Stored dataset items
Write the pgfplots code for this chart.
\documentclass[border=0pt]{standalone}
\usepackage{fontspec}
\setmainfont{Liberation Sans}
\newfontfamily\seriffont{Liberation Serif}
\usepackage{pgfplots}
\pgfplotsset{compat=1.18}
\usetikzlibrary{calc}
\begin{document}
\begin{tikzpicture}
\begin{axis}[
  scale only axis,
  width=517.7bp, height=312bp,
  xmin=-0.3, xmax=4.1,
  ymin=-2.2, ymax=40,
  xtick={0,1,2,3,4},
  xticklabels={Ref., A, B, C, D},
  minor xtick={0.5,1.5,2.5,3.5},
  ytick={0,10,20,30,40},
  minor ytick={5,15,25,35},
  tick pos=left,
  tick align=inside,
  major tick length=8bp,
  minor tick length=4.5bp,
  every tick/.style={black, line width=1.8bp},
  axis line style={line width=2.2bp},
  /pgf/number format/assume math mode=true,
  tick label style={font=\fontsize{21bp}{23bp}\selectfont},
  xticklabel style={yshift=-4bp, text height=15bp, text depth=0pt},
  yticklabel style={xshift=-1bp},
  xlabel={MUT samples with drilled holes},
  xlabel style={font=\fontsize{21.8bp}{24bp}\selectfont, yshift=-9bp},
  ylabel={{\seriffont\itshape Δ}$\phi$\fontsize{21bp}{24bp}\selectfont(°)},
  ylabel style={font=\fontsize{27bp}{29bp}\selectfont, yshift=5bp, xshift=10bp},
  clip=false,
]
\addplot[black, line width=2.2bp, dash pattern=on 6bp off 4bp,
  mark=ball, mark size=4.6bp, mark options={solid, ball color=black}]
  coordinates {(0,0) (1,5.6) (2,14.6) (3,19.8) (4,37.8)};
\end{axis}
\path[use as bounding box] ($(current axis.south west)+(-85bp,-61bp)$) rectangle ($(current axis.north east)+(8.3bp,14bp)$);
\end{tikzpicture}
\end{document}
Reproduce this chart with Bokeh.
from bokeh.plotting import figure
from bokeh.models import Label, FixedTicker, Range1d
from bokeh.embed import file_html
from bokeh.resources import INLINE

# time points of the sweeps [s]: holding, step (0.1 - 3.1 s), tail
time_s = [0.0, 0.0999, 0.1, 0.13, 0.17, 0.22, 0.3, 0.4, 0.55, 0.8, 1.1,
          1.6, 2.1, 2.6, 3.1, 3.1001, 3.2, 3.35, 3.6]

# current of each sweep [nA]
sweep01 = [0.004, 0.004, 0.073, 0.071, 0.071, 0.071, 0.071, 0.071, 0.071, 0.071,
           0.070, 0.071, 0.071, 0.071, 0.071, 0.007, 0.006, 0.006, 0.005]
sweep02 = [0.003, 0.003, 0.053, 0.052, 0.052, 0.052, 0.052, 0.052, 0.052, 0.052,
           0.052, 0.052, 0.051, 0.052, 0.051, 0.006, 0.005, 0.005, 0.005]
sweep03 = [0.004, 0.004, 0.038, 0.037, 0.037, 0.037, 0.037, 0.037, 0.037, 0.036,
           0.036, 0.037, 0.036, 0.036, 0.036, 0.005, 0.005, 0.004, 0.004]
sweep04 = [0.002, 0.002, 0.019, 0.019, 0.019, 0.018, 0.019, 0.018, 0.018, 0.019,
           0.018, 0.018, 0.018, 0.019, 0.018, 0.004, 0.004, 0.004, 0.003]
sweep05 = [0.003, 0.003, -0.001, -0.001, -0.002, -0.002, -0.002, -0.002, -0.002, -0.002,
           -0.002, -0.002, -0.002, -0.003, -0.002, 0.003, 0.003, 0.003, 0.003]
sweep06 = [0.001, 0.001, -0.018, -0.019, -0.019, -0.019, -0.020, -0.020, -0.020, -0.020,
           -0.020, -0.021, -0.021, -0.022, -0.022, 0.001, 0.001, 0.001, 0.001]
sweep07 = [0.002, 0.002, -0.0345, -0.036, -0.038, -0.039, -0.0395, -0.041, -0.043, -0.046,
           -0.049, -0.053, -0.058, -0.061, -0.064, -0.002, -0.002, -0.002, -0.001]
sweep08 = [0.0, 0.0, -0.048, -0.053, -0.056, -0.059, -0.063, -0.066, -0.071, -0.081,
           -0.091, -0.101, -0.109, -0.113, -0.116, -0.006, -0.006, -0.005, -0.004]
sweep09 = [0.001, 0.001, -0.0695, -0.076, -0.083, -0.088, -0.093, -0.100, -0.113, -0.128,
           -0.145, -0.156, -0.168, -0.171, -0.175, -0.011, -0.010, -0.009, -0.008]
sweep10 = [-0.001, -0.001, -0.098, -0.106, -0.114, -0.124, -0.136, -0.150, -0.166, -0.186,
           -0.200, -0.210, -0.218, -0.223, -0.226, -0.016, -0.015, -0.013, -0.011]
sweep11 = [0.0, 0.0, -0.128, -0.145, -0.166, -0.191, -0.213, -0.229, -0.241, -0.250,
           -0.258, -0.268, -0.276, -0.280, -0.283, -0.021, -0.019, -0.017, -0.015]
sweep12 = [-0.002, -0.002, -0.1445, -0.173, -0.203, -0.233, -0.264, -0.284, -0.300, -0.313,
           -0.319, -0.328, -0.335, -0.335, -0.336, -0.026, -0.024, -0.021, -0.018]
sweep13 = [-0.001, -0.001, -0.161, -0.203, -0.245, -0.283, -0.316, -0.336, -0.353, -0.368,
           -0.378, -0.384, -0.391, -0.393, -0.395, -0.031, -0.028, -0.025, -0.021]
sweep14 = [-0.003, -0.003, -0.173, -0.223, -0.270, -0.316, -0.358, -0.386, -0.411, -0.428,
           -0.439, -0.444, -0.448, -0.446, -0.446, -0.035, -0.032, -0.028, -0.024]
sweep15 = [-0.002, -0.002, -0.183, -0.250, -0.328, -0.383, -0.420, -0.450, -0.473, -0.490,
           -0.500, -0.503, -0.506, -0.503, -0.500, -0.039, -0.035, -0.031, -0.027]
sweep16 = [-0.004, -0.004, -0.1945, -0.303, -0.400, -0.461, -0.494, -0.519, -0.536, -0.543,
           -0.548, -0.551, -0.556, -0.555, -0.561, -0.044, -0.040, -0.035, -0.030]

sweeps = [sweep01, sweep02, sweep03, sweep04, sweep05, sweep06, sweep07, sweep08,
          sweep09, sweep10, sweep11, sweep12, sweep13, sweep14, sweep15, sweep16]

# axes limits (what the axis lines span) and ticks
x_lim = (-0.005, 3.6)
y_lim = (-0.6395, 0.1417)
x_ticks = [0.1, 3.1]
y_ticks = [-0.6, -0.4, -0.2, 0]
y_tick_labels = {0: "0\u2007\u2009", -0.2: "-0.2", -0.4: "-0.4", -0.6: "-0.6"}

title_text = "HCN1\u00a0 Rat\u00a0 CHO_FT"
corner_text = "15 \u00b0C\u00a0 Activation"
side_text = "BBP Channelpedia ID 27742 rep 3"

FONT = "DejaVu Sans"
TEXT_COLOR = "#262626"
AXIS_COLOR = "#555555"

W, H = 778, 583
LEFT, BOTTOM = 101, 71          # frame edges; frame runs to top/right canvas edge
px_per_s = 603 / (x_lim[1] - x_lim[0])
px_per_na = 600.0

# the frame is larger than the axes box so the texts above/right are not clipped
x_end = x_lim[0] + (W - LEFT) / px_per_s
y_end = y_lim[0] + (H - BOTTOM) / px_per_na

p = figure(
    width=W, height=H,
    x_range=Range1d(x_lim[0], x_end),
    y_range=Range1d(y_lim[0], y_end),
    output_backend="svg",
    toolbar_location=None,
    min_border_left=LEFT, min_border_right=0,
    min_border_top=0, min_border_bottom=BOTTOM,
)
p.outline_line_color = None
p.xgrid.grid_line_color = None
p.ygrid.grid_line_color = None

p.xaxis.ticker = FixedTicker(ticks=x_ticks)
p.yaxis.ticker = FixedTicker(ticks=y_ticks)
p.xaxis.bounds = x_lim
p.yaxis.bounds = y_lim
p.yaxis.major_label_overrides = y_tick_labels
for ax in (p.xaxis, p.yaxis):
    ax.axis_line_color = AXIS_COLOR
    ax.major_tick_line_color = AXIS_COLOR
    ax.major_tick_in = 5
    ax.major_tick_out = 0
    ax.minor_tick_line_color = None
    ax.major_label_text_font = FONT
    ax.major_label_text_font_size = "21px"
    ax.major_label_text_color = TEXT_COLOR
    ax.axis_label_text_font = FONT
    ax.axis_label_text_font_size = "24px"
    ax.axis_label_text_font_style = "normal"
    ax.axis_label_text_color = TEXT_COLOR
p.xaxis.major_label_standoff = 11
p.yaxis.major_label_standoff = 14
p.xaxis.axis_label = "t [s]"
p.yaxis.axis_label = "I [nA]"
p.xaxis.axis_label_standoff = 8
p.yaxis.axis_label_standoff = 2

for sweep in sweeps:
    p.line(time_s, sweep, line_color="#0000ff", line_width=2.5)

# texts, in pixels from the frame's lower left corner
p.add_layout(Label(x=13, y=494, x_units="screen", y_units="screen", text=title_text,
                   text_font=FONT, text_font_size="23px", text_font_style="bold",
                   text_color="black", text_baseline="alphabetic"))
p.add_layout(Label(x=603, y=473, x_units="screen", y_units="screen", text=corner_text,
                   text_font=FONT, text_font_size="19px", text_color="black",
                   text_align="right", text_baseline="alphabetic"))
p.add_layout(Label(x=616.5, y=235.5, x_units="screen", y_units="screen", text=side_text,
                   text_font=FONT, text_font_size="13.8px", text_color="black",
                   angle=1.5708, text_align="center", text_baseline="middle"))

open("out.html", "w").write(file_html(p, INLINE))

**What needs to be done**
Begin with the first line of the records and reproduce each line as is, ending with the line that holds "1.6, 2.1, 2.6, 3.1, 3.1001, 3.2, 3.35, 3.6]".

**The solution**
Write the pgfplots code for this chart.
\documentclass[border=0pt]{standalone}
\usepackage{fontspec}
\setmainfont{Liberation Sans}
\newfontfamily\seriffont{Liberation Serif}
\usepackage{pgfplots}
\pgfplotsset{compat=1.18}
\usetikzlibrary{calc}
\begin{document}
\begin{tikzpicture}
\begin{axis}[
  scale only axis,
  width=517.7bp, height=312bp,
  xmin=-0.3, xmax=4.1,
  ymin=-2.2, ymax=40,
  xtick={0,1,2,3,4},
  xticklabels={Ref., A, B, C, D},
  minor xtick={0.5,1.5,2.5,3.5},
  ytick={0,10,20,30,40},
  minor ytick={5,15,25,35},
  tick pos=left,
  tick align=inside,
  major tick length=8bp,
  minor tick length=4.5bp,
  every tick/.style={black, line width=1.8bp},
  axis line style={line width=2.2bp},
  /pgf/number format/assume math mode=true,
  tick label style={font=\fontsize{21bp}{23bp}\selectfont},
  xticklabel style={yshift=-4bp, text height=15bp, text depth=0pt},
  yticklabel style={xshift=-1bp},
  xlabel={MUT samples with drilled holes},
  xlabel style={font=\fontsize{21.8bp}{24bp}\selectfont, yshift=-9bp},
  ylabel={{\seriffont\itshape Δ}$\phi$\fontsize{21bp}{24bp}\selectfont(°)},
  ylabel style={font=\fontsize{27bp}{29bp}\selectfont, yshift=5bp, xshift=10bp},
  clip=false,
]
\addplot[black, line width=2.2bp, dash pattern=on 6bp off 4bp,
  mark=ball, mark size=4.6bp, mark options={solid, ball color=black}]
  coordinates {(0,0) (1,5.6) (2,14.6) (3,19.8) (4,37.8)};
\end{axis}
\path[use as bounding box] ($(current axis.south west)+(-85bp,-61bp)$) rectangle ($(current axis.north east)+(8.3bp,14bp)$);
\end{tikzpicture}
\end{document}
Reproduce this chart with Bokeh.
from bokeh.plotting import figure
from bokeh.models import Label, FixedTicker, Range1d
from bokeh.embed import file_html
from bokeh.resources import INLINE

# time points of the sweeps [s]: holding, step (0.1 - 3.1 s), tail
time_s = [0.0, 0.0999, 0.1, 0.13, 0.17, 0.22, 0.3, 0.4, 0.55, 0.8, 1.1,
          1.6, 2.1, 2.6, 3.1, 3.1001, 3.2, 3.35, 3.6]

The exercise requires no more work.